PCA — Principal Component Analysis
Unsupervised, optimal for dense data with approximately Gaussian features. Finds the directions (principal components) of maximum variance and projects onto the top k of them.
Strengths: interpretable components, mathematically optimal for linear reduction, widely supported.
Limitations: assumes linear relationships; sensitive to outliers; information is lost — you choose how much to sacrifice by choosing k.
PCA finds the direction in feature space that captures the most variance. Drag the angle below to rotate a projection axis. Watch how the spread of projected points changes — and notice what happens near 45°.

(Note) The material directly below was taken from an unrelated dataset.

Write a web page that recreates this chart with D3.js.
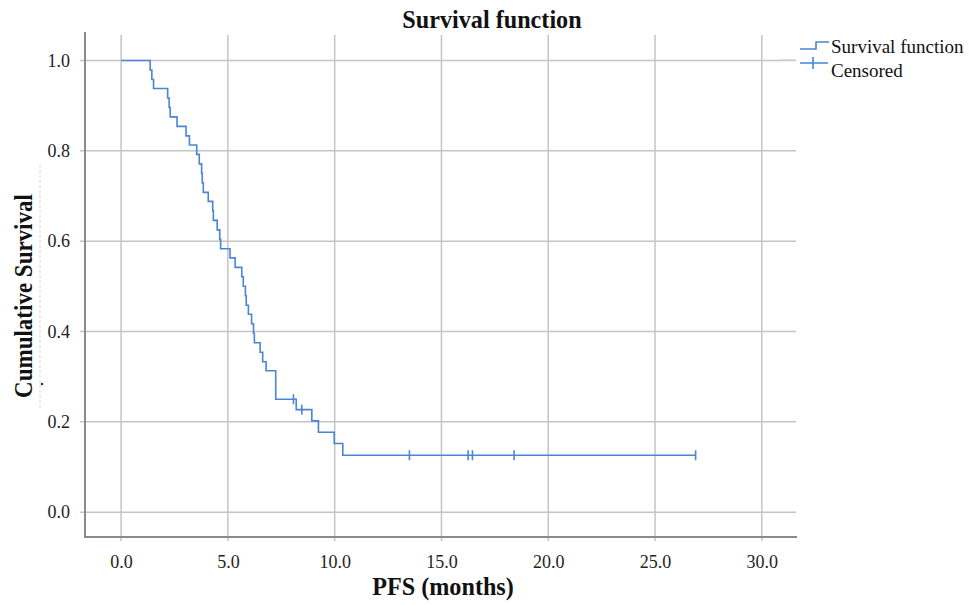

Green = original points · Purple = projections onto axis
σ² = 1.899
Why does ~45° capture the most?
The two features are positively correlated — points stretch diagonally. The axis aligned with that diagonal captures the longest spread. PCA finds this automatically.
The math
Var(Xw) = wᵀΣw
- w — the unit vector defining the axis direction
- Σ — the covariance matrix: captures how every pair of features varies together
- wᵀΣw — the variance of the data after projecting onto w
- ‖w‖ = 1 — we constrain the axis to be a unit vector so that length doesn't inflate the variance
Maximizing wᵀΣw subject to ‖w‖ = 1 is a constrained optimization problem. Using Lagrange multipliers, it reduces to solving Σw = λw — the definition of an eigenvector. The largest eigenvalue λ gives the maximum variance, and its eigenvector is PC1.

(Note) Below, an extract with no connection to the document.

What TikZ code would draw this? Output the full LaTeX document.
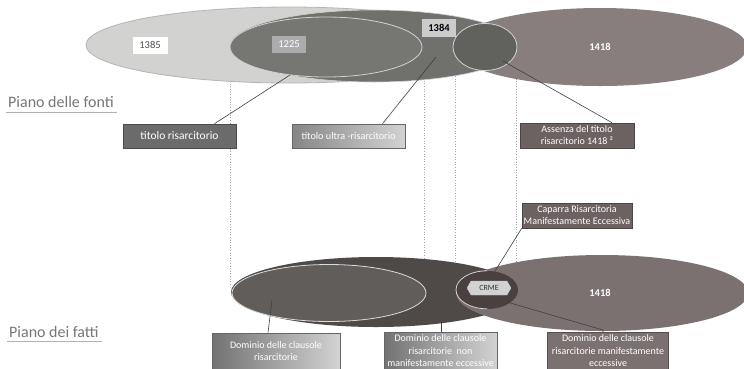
\documentclass[tikz,border=0pt]{standalone}
\usepackage{fontspec}
\setmainfont{Carlito}
\usetikzlibrary{shapes.geometric,shapes.symbols}
\definecolor{lightell}{HTML}{D2D2D0}
\definecolor{lightedge}{HTML}{B4B4B2}
\definecolor{darkell}{HTML}{70706C}
\definecolor{innerell}{HTML}{767672}
\definecolor{interell}{HTML}{61615D}
\definecolor{brownell}{HTML}{877E7D}
\definecolor{botdark}{HTML}{4F4947}
\definecolor{botinner}{HTML}{615D5B}
\definecolor{botbrown}{HTML}{7C7171}
\definecolor{botinter}{HTML}{4A4040}
\definecolor{boxdark}{HTML}{6B6B6B}
\definecolor{boxbrown}{HTML}{6C6262}
\definecolor{titlegray}{HTML}{777777}
\tikzset{
  ell/.style={ellipse, inner sep=0pt},
  lbl/.style={font=\fontsize{10}{12}\selectfont, text=white, align=center, inner sep=0pt},
  infobox/.style={draw=#1!70!black, line width=0.6pt, fill=#1, lbl, minimum height=24pt},
  gradbox/.style={draw=gray!80!black, line width=0.6pt, left color=#1, right color=gray!35, lbl, minimum height=24pt},
  conn/.style={draw=black!75, line width=0.6pt},
  guide/.style={draw=gray!70, dotted, line width=0.6pt},
  plane/.style={font=\fontsize{16}{18}\selectfont, text=titlegray, inner sep=0pt, anchor=base west},
}
\begin{document}
\begin{tikzpicture}[x=1pt,y=-1pt]
\useasboundingbox (0,0) rectangle (744,368);
\fill[white] (0,0) rectangle (744,368);

% dotted guide lines
\coordinate (g1a) at (230,55);  \coordinate (g1b) at (230,285);
\coordinate (g2a) at (424,60);  \coordinate (g2b) at (424,258);
\coordinate (g3a) at (455,63);  \coordinate (g3b) at (455,268);
\coordinate (g4a) at (516,50);  \coordinate (g4b) at (516,283);
\draw[guide] (g1a) -- (g1b);
\draw[guide] (g2a) -- (g2b);
\draw[guide] (g3a) -- (g3b);
\draw[guide] (g4a) -- (g4b);

% ---------- top plane ----------
\node[ell, fill=lightell, draw=lightedge, line width=0.8pt, minimum width=406pt, minimum height=76pt] (e1385) at (289,45) {};
\node[ell, fill=darkell, draw=lightedge!60, line width=0.6pt, minimum width=288pt, minimum height=72pt] (e1384) at (374,46) {};
\node[ell, fill=brownell, minimum width=294pt, minimum height=78pt] (e1418) at (600,47) {};
\node[ell, fill=interell, draw=lightell, line width=0.8pt, minimum width=64pt, minimum height=47pt] (einter) at (485,47) {};
\node[ell, fill=innerell, draw=lightell, line width=0.8pt, minimum width=192pt, minimum height=60pt] (e1225) at (326,47) {};

\node[fill=white, text=black!70, font=\fontsize{10.5}{12}\selectfont, minimum width=35pt, minimum height=17pt, inner sep=0pt] (t1385) at (150,45) {1385};
\node[fill=gray!65, text=white, font=\fontsize{10.5}{12}\selectfont, minimum width=34pt, minimum height=17pt, inner sep=0pt] (t1225) at (289,44.5) {1225};
\node[fill=gray!40, text=black, font=\bfseries\fontsize{10.5}{12}\selectfont, minimum width=34pt, minimum height=18pt, inner sep=0pt] (t1384) at (439,28) {1384};
\node[text=white, font=\bfseries\fontsize{10.5}{12}\selectfont, inner sep=0pt] (t1418) at (600,47) {1418};

% top boxes
\node[infobox=boxdark, minimum width=113pt, font=\fontsize{11.5}{13}\selectfont] (tr) at (179.5,136) {titolo risarcitorio};
\node[gradbox=gray!95, minimum width=113pt, font=\fontsize{10.2}{12}\selectfont] (tur) at (348.5,136) {titolo ultra -risarcitorio};
\node[infobox=boxbrown, minimum width=114pt, minimum height=25pt, font=\fontsize{10}{12}\selectfont] (ass) at (577,135.5) {Assenza del titolo\\risarcitorio 1418 ²};

\coordinate (c1) at (290,75);
\coordinate (c2) at (436,57);
\coordinate (c3) at (503,61);
\draw[conn] (c1) -- ([xshift=35pt]tr.north);
\draw[conn] (c2) -- ([xshift=34pt]tur.north);
\draw[conn] (c3) -- ([xshift=35pt]ass.north);

% ---------- bottom plane ----------
\node[ell, fill=botdark, minimum width=290pt, minimum height=70pt] (bdark) at (376,292) {};
\node[ell, fill=botbrown, minimum width=292pt, minimum height=76pt] (b1418) at (602,293) {};
\node[ell, fill=botinter, minimum width=62pt, minimum height=38pt] (binter) at (487,290) {};
\draw[draw=lightell, line width=0.8pt] (binter.north) arc[start angle=90, end angle=270, x radius=31pt, y radius=19pt];
\node[ell, fill=botinner, draw=lightell!80, line width=0.8pt, minimum width=194pt, minimum height=57pt] (binner) at (329,293) {};
\node[text=white, font=\bfseries\fontsize{10.5}{12}\selectfont, inner sep=0pt] (b1418t) at (600,293) {1418};
\node[signal, signal to=west and east, signal pointer angle=120, fill=gray!35, draw=gray!50, text=black!80, font=\fontsize{8}{9}\selectfont, minimum width=44pt, minimum height=14pt, inner sep=1pt] (crme) at (489,288) {CRME};

\node[infobox=boxbrown, minimum width=110pt, minimum height=25pt, font=\fontsize{10}{12}\selectfont] (cap) at (577,215.5) {Caparra Risarcitoria\\Manifestamente Eccessiva};
\draw[conn] (cap.south west) -- (crme.north);

\node[gradbox=gray!90!black, minimum width=128pt, minimum height=36pt, font=\fontsize{10}{12.5}\selectfont] (d1) at (276,351) {Dominio delle clausole\\risarcitorie};
\node[gradbox=gray!90!black, minimum width=113pt, minimum height=37pt, font=\fontsize{10}{12.5}\selectfont] (d2) at (440.5,351) {Dominio delle clausole\\risarcitorie\ \ non\\manifestamente eccessive};
\node[infobox=botbrown, minimum width=121pt, minimum height=37pt, font=\fontsize{10}{12.5}\selectfont] (d3) at (608,351) {Dominio delle clausole\\risarcitorie manifestamente\\eccessive};

\coordinate (c5) at (272,300);
\coordinate (c6) at (441,322);
\coordinate (c7) at (507,302);
\coordinate (c7b) at (603,330);
\draw[conn] (c5) -- ([xshift=-8pt]d1.north);
\draw[conn] (c6) -- ([xshift=0.5pt]d2.north);
\draw[conn] (c7) -- (c7b) -- ([xshift=-5pt]d3.north);

% ---------- plane titles ----------
\node[plane] (pf) at (8,107) {Piano delle fonti};
\draw[draw=gray!60, line width=0.8pt] ([xshift=-2pt,yshift=-5pt]pf.base west) -- ([xshift=3pt,yshift=-5pt]pf.base east);
\node[plane] (pd) at (9,337) {Piano dei fatti};
\draw[draw=gray!60, line width=0.8pt] ([xshift=-2pt,yshift=-4pt]pd.base west) -- ([xshift=3pt,yshift=-4pt]pd.base east);
\end{tikzpicture}
\end{document}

Four-step walkthrough of PCA: rotate an axis to see how variance changes, observe the eigenvector decomposition, watch a 2D-to-1D projection with its reconstruction error, then use a scree plot to choose k.
t-SNE and UMAP are nonlinear methods designed to preserve local structure — nearby points in high dimensions stay nearby in the projection. Both are excellent for visualizing clusters and structure in high-dimensional data.
Critical distinction: t-SNE and UMAP are visualization tools, not feature extraction tools. Use them to see structure in your data. Don't use them as preprocessing steps for downstream prediction — the axes have no stable interpretation, and results can change with different random seeds. UMAP tends to preserve global structure better than t-SNE and runs faster; it's increasingly the preferred choice for exploration.
Two other methods worth knowing: Truncated SVD works like PCA but on sparse data — use it for TF-IDF vectors. Linear Discriminant Analysis (LDA) is supervised and finds axes that maximize class separation — use when you have class labels and want dimensionality reduction that's class-aware.
Compare Methods Interactively
The TensorFlow Embedding Projector (projector.tensorflow.org) lets you compare PCA, t-SNE, and UMAP on the same data interactively. Seeing how different methods organize the same high-dimensional space is one of the fastest ways to build intuition about what each method is preserving and what it's discarding.